Mr Menon said that negative currency translation effects are not a cause for concern and it does not make sense to try and avoid them.
“The negative currency translation effects and interest expenses reflect the consequential cost of carrying out MAS’ function as a central bank – which is to conduct monetary policy conducive to sustained non-inflationary economic growth,” he said.
MAS has tightened its policy stance – strengthening the Singapore dollar in the process – five times since October 2021.
Subsequently, both the all-items headline inflation and core inflation have peaked from their highest levels in a decade.
In May, headline inflation came in at 5.1 per cent, down from a peak of 7.5 per cent in September 2022. Core inflation in May was at 4.7 per cent, down from 5.5 per cent in February 2023.
In its annual report, MAS said inflation in the last six months of 2023 should slow further as imported costs are reduced and the current tightness in the domestic labour market eases.
Mr Menon said the easing of global supply chain frictions as well as the decline in global energy and food commodity prices have already turned Singapore’s import price inflation negative and that should remain so over the rest of the year.
Domestic wage growth is also expected to ease as the labour market becomes less tight, particularly in the external-facing sectors, MAS noted.
“Being proactive in tightening monetary policy has allowed us to keep pace with an accelerating inflation momentum and the policy has helped to arrest the momentum of price increases and facilitated a gradual decline in inflation,” Mr Menon said.
However, he noted that the fight against inflation is not over and the monetary policy stance needs to remain tight.
Core inflation has been high as businesses have raised prices at a firm pace to rebuild margins that were eroded by sharp increases in costs earlier.
The central bank said core inflation should average between 3.5 and 4.5 per cent for the year as a whole.
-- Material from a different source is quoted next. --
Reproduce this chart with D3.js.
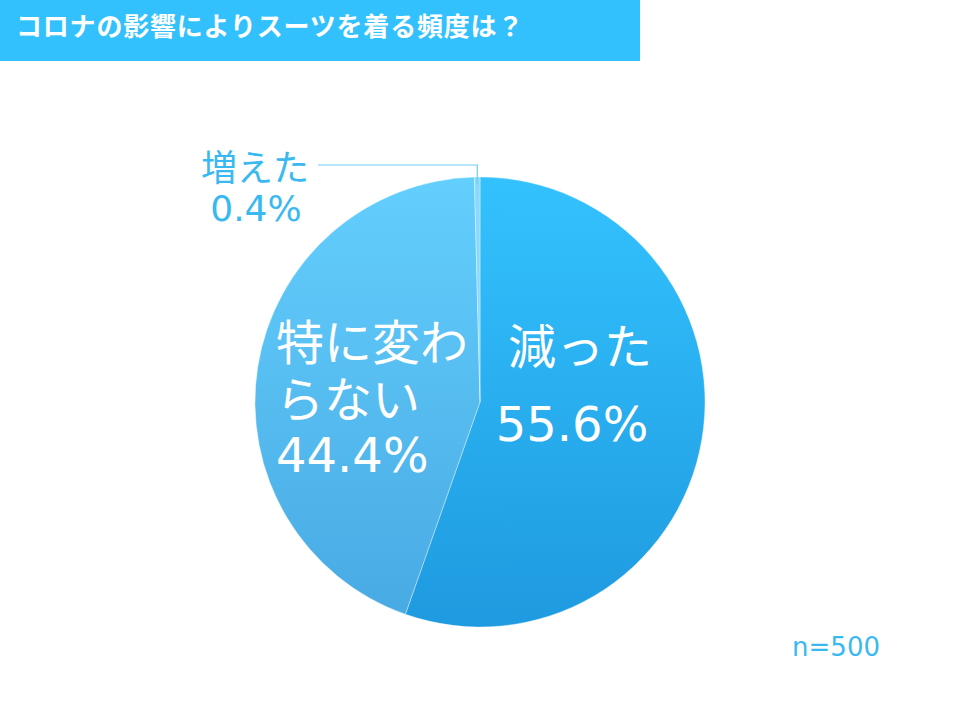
<!DOCTYPE html>
<html><head><meta charset="utf-8">
<script src="https://cdn.jsdelivr.net/npm/d3@7"></script>
<style>body{margin:0;background:#fff}svg{display:block}</style>
</head><body>
<script>
const title = "コロナの影響によりスーツを着る頻度は？";
const categories = ["減った", "特に変わらない", "増えた"];
const values = [55.6, 44.4, 0.4];
const sampleLabel = "n=500";

const W = 960, H = 720;
const svg = d3.select("body").append("svg").attr("width", W).attr("height", H);
const font = "'DejaVu Sans', 'Noto Sans CJK JP', sans-serif";

// title bar
svg.append("rect").attr("x", 0).attr("y", 0).attr("width", 640).attr("height", 61).attr("fill", "#33c1fd");
svg.append("text").attr("x", 16).attr("y", 36).attr("fill", "#fff")
  .attr("font-family", "'Noto Sans CJK JP', sans-serif").attr("font-weight", "bold").attr("font-size", 26)
  .attr("letter-spacing", 0.8)
  .text(title);

const defs = svg.append("defs");
const grads = [["#33c2fe", "#1f9ae0"], ["#63cffd", "#48a9e3"], ["#8ad9fd", "#8ad9fd"]];
const cx = 480, cy = 402, r = 225;
grads.forEach((g, i) => {
  const lg = defs.append("linearGradient").attr("id", "g" + i)
    .attr("gradientUnits", "userSpaceOnUse").attr("x1", 0).attr("y1", -r).attr("x2", 0).attr("y2", r);
  lg.append("stop").attr("offset", 0).attr("stop-color", g[0]);
  lg.append("stop").attr("offset", 1).attr("stop-color", g[1]);
});

const pie = d3.pie().sort(null).value(d => d);
const arcs = pie(values);
const arc = d3.arc().innerRadius(0).outerRadius(r);
const gp = svg.append("g").attr("transform", `translate(${cx},${cy})`);
gp.selectAll("path").data(arcs).join("path")
  .attr("d", arc).attr("fill", (d, i) => `url(#g${i})`)
  .attr("stroke", "rgba(255,255,255,0.35)").attr("stroke-width", 1);

function label(lines, xs, ys, size, anchor, color) {
  const t = svg.append("text").attr("font-family", font).attr("font-size", size)
    .attr("fill", color).attr("text-anchor", anchor);
  lines.forEach((l, i) => t.append("tspan").attr("x", xs[i]).attr("y", ys[i]).text(l));
}
label([categories[0], values[0] + "%"], [580, 572], [364, 441], 48, "middle", "#fff");
label(["特に変わ", "らない", values[1] + "%"], [276, 276, 276], [360, 417, 472], 48, "start", "#fff");
label([categories[2], values[2] + "%"], [255, 256], [181, 221], 36, "middle", "#3ab9f1");

// leader line for small slice
const a = arcs[2];
const mid = (a.startAngle + a.endAngle) / 2;
const px = cx + Math.sin(mid) * (r - 8), py = cy - Math.cos(mid) * (r - 8);
svg.append("polyline")
  .attr("points", `318,165 ${px},165 ${px},${py}`)
  .attr("fill", "none").attr("stroke", "#6dcdf8").attr("stroke-width", 1.2);

svg.append("text").attr("x", 880).attr("y", 656).attr("text-anchor", "end")
  .attr("font-family", font).attr("font-size", 26).attr("fill", "#3ab9f1").text(sampleLabel);
</script>
</body></html>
Meanwhile, headline inflation is forecast to come in at 4.5 to 5.5 per cent, lower than an earlier forecast of 5.5 to 6.5 per cent.
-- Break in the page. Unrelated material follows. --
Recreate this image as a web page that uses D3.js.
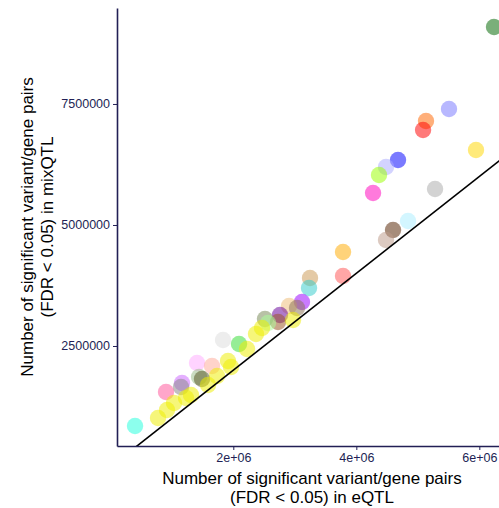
<!DOCTYPE html>
<html>
<head>
<meta charset="utf-8">
<script src="https://cdn.jsdelivr.net/npm/d3@7"></script>
<style>
  body { margin: 0; background: #fff; }
  svg { display: block; font-family: "Liberation Sans", Arial, sans-serif; }
</style>
</head>
<body>
<script>
// tissue points: eQTL pairs (x) vs mixQTL pairs (y)
var tissues = ["Thyroid", "Skin_Sun", "Adipose_Sub", "Artery_Tibial", "Nerve_Tibial", "Skin_NotSun",
  "Muscle", "Lung", "Whole_Blood", "Testis", "Fibroblasts", "Esoph_Mucosa", "Esoph_Muscularis",
  "Adipose_Visc", "Artery_Aorta", "Colon_Trans", "Breast", "Heart_AA", "Colon_Sigmoid", "Esoph_GJ",
  "Heart_LV", "Pancreas", "Spleen", "Pituitary", "Adrenal", "Prostate", "Ovary", "Artery_Coronary",
  "Minor_Salivary", "Small_Intestine", "EBV", "Uterus", "Vagina", "Kidney",
  "Brain1", "Brain2", "Brain3", "Brain4", "Brain5", "Brain6", "Brain7", "Brain8", "Brain9",
  "Brain10", "Brain11", "Brain12", "Brain13"];
var eqtl = [6239000, 5507000, 5133000, 5085000, 5946000, 4678000,
  4483000, 4369000, 4272000, 5280000, 4841000, 4597000, 4483000,
  3784000, 3784000, 3247000, 3231000, 3117000, 2906000, 3036000,
  2759000, 2727000, 2515000, 2564000, 2093000, 1833000, 1410000, 1654000,
  1443000, 1491000, 1166000, 1150000, 906000, 402000,
  776000, 922000, 1036000, 1231000, 1312000, 1589000, 1735000, 1914000, 1963000,
  2223000, 2369000, 2467000, 2971000];
var mixqtl = [9091000, 7397000, 7149000, 6963000, 6550000, 6343000,
  6198000, 6033000, 5661000, 5744000, 5083000, 4897000, 4690000,
  4442000, 3946000, 3905000, 3698000, 3409000, 3326000, 3285000,
  3141000, 2996000, 3058000, 2975000, 2541000, 2624000, 2149000, 2087000,
  1860000, 1818000, 1736000, 1653000, 1550000, 847000,
  1012000, 1178000, 1322000, 1426000, 1488000, 1694000, 1880000, 2190000, 2066000,
  2438000, 2748000, 2872000, 3037000];
var colors = ["#006600", "#7777FF", "#FF6600", "#FF0000", "#FFD700", "#0000FF",
  "#AAAAFF", "#99FF00", "#FF00BB", "#AAAAAA", "#AAEEFF", "#552200", "#BB9988",
  "#FFAA00", "#FF5555", "#CC9955", "#33CCCC", "#9900FF", "#EEBB77", "#8B7355",
  "#660099", "#995522", "#778855", "#AAFF99", "#33DD33", "#DDDDDD", "#FFAAFF", "#FFAA99",
  "#99BB88", "#555522", "#CC66FF", "#888888", "#FF5599", "#22FFDD",
  "#EEEE00", "#EEEE00", "#EEEE00", "#EEEE00", "#EEEE00", "#EEEE00", "#EEEE00", "#EEEE00", "#EEEE00",
  "#EEEE00", "#EEEE00", "#EEEE00", "#EEEE00"];
var xTicks = [2e6, 4e6, 6e6];
var xTickLabels = ["2e+06", "4e+06", "6e+06"];
var yTicks = [2500000, 5000000, 7500000];
var yTickLabels = ["2500000", "5000000", "7500000"];

var W = 499, H = 508;
// panel edges (note: "top" is reserved on window, so use pTop etc.)
var pLeft = 117, pRight = 507, pTop = 8, pBottom = 446;
var axisCol = "#221f55";

var svg = d3.select("body").append("svg")
  .attr("width", W)
  .attr("height", H);

var x = d3.scaleLinear().domain([108900, 6450000]).range([pLeft, pRight]);
var y = d3.scaleLinear().domain([434000, 9483000]).range([pBottom, pTop]);

svg.append("defs").append("clipPath").attr("id", "panel")
  .append("rect")
  .attr("x", pLeft).attr("y", pTop)
  .attr("width", pRight - pLeft).attr("height", pBottom - pTop);

var plot = svg.append("g").attr("clip-path", "url(#panel)");

// points
var pts = d3.range(tissues.length);
plot.selectAll("circle")
  .data(pts)
  .enter().append("circle")
  .attr("cx", function(i){ return x(eqtl[i]); })
  .attr("cy", function(i){ return y(mixqtl[i]); })
  .attr("r", 8.2)
  .attr("fill", function(i){ return colors[i]; })
  .attr("fill-opacity", 0.52);

// identity line y = x
var d0 = x.domain()[0], d1 = x.domain()[1];
plot.append("line")
  .attr("x1", x(d0)).attr("y1", y(d0))
  .attr("x2", x(d1)).attr("y2", y(d1))
  .attr("stroke", "black")
  .attr("stroke-width", 1.6);

// axes
var xAxis = d3.axisBottom(x).tickValues(xTicks)
  .tickFormat(function(d, i){ return xTickLabels[i]; })
  .tickSize(4).tickSizeOuter(0).tickPadding(3);
var yAxis = d3.axisLeft(y).tickValues(yTicks)
  .tickFormat(function(d, i){ return yTickLabels[i]; })
  .tickSize(4).tickSizeOuter(0).tickPadding(3);

var gx = svg.append("g").attr("transform", "translate(0," + pBottom + ")").call(xAxis);
var gy = svg.append("g").attr("transform", "translate(" + pLeft + ",0)").call(yAxis);

[gx, gy].forEach(function(g){
  g.attr("font-size", 12.5).attr("font-family", "'Liberation Sans', Arial, sans-serif");
  g.select(".domain").attr("stroke", axisCol).attr("stroke-width", 1.6);
  g.selectAll(".tick line").attr("stroke", axisCol).attr("stroke-width", 1);
  g.selectAll(".tick text").attr("fill", axisCol);
});

// axis titles
var xt = svg.append("text")
  .attr("text-anchor", "middle")
  .attr("fill", "black")
  .attr("font-size", 17);
xt.append("tspan").attr("x", (pLeft + pRight) / 2).attr("y", 484).text("Number of significant variant/gene pairs");
xt.append("tspan").attr("x", (pLeft + pRight) / 2).attr("y", 503).text("(FDR < 0.05) in eQTL");

var midY = (pTop + pBottom) / 2;
var yt = svg.append("text")
  .attr("transform", "translate(0," + midY + ") rotate(-90)")
  .attr("text-anchor", "middle")
  .attr("fill", "black")
  .attr("font-size", 17);
yt.append("tspan").attr("x", 0).attr("y", 33).text("Number of significant variant/gene pairs");
yt.append("tspan").attr("x", 0).attr("y", 53).text("(FDR < 0.05) in mixQTL");
</script>
</body>
</html>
Senior Minister Tharman Shanmugaratnam, who is also the chairman of MAS, in his last annual report message, said: “While inflation is still elevated, our five successive monetary policy tightening moves since October 2021 have broken the momentum of price increases and led to a gradual decline in core and headline inflation rates.”
Mr Tharman announced in June that he had decided to run for the post of the nation’s president. He said he had informed Prime Minister Lee Hsien Loong on June 8 that he would retire from politics and all his positions in government.
Deputy Prime Minister Lawrence Wong will replace Mr Tharman as MAS chair.
MAS kept its forecast for the Singapore economy to grow by 0.5 to 2.5 per cent this year, down from 3.6 per cent in 2022.
“The Singapore economy has slowed discernibly since the last quarter of 2022, weighed down by weakness in the trade-related sectors amid the global manufacturing downturn,” it said in the annual report.
It said: “The deep retraction in the global electronics industry and banking stresses abroad have dampened Singapore’s growth prospects, especially for the external-facing sectors.
“At the same time, the pace of expansion in the domestic-oriented sectors should also moderate as higher consumer prices and interest rates constrain spending.”
However, Mr Menon said, MAS is not switching from “inflation-fighting mode to growth-supporting mode” and hence will maintain its tightening stance.
MAS said rising interest rates worldwide and slowing global growth had also raised the risk to financial stability outlook.
However, the domestic financial system remains sound and resilient, with strong buffers to cushion adverse shocks and spillovers from the external environment, it noted.
“Specifically, banks in Singapore are well-capitalised with sound liquidity positions, underpinned by a stable and diversified funding base.”
MAS said households in Singapore have also stayed resilient despite tightening financing conditions and increases in debt servicing burden for borrowers.
Meanwhile, the credit quality of the corporate sector is also healthy, with the overall corporate sector non-performing loans low at 2.3 per cent in the first quarter of 2023, falling from 2.6 per cent in the same quarter of 2022.